Biography:
Paul “Moon” Mullins, this year’s recipient of the Ohio Heritage Fellowship for Performing Arts, has done as much as anybody over the past 45 years to make southwestern Ohio a hotbed for bluegrass and hard-core country music. Both as a bluegrass fiddler and bandleader and as a radio personality on WPFB in Middletown (1964-1990), Mullins has promoted bluegrass, its audience and the culture that produced it with pride, enthusiasm, respect and integrity. His afternoon radio shows on WPFB are legendary and they made him a household name throughout Ohio, Indiana and Kentucky. He’s been a fixture at WBZI in Xenia since his son Joe Mullins bought the station in 1995.
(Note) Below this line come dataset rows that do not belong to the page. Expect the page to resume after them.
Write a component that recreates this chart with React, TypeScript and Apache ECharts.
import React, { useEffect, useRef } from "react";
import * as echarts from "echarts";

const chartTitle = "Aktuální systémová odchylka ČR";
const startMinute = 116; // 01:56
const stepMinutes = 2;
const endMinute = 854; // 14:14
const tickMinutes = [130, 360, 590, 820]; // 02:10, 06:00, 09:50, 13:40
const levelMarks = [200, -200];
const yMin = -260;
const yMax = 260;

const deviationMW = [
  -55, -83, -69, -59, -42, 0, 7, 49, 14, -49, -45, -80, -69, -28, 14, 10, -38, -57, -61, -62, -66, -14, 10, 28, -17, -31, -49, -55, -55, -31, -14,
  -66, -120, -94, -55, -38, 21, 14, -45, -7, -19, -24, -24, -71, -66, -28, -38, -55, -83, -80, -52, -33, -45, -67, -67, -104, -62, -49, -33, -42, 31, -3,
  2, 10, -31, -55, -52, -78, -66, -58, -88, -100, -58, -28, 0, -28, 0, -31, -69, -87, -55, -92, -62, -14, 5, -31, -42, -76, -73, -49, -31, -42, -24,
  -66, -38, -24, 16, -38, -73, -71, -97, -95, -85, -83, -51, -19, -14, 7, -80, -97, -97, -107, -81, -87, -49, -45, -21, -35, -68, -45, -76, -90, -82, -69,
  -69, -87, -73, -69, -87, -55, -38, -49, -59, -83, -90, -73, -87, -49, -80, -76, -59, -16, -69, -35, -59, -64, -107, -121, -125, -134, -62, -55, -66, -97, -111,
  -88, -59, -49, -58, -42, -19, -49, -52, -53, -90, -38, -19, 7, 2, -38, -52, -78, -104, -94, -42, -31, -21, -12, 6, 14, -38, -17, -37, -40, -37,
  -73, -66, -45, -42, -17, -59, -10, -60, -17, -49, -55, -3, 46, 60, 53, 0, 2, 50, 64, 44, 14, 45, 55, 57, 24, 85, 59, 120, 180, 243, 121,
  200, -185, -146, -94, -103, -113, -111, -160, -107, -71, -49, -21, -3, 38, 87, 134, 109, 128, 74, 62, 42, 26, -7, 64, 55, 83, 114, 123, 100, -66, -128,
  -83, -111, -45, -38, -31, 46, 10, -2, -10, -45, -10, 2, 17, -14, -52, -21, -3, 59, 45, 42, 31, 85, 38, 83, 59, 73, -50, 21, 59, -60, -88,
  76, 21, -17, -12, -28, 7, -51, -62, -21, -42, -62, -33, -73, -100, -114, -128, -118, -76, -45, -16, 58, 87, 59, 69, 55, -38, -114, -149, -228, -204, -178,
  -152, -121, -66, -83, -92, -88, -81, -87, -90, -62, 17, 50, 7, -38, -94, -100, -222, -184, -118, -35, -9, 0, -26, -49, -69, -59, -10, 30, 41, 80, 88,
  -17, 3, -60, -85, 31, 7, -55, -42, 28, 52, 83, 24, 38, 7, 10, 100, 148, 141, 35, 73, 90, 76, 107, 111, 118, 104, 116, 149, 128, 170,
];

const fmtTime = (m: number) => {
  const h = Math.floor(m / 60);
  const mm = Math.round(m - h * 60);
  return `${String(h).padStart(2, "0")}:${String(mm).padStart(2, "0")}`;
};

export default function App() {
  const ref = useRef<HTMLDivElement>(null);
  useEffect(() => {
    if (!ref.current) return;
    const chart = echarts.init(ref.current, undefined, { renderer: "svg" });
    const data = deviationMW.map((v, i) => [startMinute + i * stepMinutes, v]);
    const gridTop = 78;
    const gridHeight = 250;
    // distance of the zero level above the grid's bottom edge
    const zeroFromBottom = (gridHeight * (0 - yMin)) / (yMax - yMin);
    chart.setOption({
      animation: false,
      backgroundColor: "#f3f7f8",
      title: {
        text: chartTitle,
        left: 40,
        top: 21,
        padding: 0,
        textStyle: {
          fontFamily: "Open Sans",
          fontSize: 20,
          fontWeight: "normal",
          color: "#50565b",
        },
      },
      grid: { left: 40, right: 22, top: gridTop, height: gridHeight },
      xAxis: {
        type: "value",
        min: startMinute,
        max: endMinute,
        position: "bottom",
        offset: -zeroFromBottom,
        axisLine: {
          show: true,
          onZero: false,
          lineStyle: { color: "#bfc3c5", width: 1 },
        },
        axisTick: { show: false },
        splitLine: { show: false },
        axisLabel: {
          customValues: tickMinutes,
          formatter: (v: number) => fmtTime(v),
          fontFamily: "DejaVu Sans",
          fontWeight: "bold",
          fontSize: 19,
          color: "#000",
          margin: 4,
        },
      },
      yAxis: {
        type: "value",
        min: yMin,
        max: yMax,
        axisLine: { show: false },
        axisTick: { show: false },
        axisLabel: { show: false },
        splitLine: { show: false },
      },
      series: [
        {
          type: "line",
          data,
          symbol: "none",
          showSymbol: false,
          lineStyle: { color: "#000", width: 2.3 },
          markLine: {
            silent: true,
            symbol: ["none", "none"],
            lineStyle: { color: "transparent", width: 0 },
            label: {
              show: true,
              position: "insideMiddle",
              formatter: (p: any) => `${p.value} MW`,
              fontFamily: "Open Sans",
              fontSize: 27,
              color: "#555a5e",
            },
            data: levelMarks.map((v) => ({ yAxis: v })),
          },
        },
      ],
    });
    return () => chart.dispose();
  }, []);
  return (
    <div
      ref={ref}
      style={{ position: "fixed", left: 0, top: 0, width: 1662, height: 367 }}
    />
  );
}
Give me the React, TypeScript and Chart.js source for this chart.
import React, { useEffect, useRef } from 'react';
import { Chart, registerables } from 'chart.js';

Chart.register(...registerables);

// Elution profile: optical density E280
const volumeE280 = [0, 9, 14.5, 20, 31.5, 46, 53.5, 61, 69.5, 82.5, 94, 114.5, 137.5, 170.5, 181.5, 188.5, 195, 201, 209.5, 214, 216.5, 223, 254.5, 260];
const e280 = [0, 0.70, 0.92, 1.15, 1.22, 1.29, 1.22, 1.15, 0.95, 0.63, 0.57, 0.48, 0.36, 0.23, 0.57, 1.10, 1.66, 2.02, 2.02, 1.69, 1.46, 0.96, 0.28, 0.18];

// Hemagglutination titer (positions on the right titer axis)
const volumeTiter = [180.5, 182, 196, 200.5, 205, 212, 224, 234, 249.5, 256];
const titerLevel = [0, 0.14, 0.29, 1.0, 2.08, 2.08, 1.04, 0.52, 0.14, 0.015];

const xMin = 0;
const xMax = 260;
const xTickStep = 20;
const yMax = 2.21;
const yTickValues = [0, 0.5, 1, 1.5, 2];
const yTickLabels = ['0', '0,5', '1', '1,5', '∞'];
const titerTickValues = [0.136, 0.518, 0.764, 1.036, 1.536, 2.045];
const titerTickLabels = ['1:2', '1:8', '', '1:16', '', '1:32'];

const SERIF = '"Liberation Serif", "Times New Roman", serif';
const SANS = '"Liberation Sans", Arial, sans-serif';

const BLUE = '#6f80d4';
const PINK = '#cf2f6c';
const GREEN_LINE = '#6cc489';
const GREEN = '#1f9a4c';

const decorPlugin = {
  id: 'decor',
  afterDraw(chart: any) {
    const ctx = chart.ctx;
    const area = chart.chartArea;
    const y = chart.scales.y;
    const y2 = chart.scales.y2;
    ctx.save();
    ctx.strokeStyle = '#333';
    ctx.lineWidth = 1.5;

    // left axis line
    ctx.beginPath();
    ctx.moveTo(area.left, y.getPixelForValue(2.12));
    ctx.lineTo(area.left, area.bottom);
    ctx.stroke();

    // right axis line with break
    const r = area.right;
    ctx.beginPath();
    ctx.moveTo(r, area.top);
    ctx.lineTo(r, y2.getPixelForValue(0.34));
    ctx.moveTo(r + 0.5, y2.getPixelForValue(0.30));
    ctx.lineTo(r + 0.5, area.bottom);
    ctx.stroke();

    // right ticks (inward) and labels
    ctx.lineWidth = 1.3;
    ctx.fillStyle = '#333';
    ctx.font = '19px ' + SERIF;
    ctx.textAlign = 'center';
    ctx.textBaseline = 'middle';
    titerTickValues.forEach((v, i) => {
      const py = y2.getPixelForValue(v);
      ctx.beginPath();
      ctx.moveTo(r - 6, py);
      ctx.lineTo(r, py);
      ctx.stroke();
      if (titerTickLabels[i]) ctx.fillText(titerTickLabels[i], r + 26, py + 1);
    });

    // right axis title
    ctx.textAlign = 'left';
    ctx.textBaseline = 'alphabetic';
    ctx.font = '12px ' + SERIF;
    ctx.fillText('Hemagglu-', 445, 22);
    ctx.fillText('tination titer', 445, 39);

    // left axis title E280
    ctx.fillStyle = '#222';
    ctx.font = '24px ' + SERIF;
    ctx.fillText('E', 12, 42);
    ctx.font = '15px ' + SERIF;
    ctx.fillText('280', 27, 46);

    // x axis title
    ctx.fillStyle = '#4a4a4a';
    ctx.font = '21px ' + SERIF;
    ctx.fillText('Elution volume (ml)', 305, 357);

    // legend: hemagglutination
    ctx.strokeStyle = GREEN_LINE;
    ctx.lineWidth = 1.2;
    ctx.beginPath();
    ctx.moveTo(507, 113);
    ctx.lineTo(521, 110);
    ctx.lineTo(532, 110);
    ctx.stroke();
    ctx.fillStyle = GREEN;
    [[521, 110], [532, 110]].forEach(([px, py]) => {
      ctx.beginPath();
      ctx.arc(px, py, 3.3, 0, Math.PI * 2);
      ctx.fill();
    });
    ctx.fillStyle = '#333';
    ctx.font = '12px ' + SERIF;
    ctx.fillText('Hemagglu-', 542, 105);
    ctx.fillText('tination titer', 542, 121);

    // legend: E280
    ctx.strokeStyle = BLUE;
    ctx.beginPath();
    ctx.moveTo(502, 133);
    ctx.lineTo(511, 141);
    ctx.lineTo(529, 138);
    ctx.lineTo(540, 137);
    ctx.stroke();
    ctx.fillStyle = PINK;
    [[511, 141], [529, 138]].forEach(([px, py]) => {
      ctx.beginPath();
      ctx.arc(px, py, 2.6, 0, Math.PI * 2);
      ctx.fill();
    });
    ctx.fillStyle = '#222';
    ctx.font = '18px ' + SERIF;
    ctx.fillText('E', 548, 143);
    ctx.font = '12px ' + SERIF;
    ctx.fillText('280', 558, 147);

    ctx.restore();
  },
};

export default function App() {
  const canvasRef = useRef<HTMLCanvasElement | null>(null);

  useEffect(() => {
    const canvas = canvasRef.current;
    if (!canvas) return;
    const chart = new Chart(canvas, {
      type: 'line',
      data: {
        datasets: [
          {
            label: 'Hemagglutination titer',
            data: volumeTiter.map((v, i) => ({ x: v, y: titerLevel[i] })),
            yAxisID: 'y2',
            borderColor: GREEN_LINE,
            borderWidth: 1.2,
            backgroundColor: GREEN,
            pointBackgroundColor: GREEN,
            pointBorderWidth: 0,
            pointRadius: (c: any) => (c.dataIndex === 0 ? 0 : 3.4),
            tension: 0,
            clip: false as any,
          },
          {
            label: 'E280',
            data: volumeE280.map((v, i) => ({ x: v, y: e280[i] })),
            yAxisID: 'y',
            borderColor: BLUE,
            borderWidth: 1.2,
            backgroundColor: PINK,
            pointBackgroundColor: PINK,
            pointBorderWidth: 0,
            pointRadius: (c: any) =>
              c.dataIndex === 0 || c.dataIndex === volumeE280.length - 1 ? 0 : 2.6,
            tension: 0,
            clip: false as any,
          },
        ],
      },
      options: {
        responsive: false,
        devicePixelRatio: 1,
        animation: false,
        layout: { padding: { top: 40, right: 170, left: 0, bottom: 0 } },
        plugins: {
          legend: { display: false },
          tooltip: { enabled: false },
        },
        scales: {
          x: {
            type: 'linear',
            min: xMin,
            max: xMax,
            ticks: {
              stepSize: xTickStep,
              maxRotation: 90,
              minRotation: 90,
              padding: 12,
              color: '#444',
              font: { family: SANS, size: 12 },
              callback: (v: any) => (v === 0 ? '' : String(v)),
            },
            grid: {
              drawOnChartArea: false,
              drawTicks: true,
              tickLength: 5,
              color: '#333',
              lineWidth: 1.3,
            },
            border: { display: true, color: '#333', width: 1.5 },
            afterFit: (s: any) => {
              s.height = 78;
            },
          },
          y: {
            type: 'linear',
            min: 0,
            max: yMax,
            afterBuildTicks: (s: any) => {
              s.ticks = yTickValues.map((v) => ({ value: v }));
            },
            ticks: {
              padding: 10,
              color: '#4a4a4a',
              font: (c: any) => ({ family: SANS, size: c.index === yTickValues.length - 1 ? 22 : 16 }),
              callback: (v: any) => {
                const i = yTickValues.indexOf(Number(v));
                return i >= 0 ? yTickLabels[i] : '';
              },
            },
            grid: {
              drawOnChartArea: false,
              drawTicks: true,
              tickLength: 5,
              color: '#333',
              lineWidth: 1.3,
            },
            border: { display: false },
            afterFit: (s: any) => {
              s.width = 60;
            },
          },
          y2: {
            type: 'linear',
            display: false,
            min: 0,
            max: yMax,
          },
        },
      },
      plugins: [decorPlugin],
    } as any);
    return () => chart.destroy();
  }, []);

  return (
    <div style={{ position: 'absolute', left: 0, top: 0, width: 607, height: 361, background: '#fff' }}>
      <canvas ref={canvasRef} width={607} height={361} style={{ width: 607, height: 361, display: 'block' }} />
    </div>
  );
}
Born in 1936 in Frenchburg, Kentucky, Mullins spent two years in the 1950s playing fiddle with the Stanley Brothers. He has subsequently performed and recorded as a fiddler with such bands as the Nu-Grass Pickers, Valley Ramblers, Bluegrass Playboys, Paul Mullins, Noah Crase & the Boys from Indiana and the Traditional Grass (with his son Joe on banjo), and has made guest appearances on dozens of other albums. Mullins received the Distinguished Achievement Award from the International Bluegrass Music Association in 2000 honoring his work as a musician and broadcaster. Paul “Moon” Mullins passed away August 3, 2008, he was 71 years old.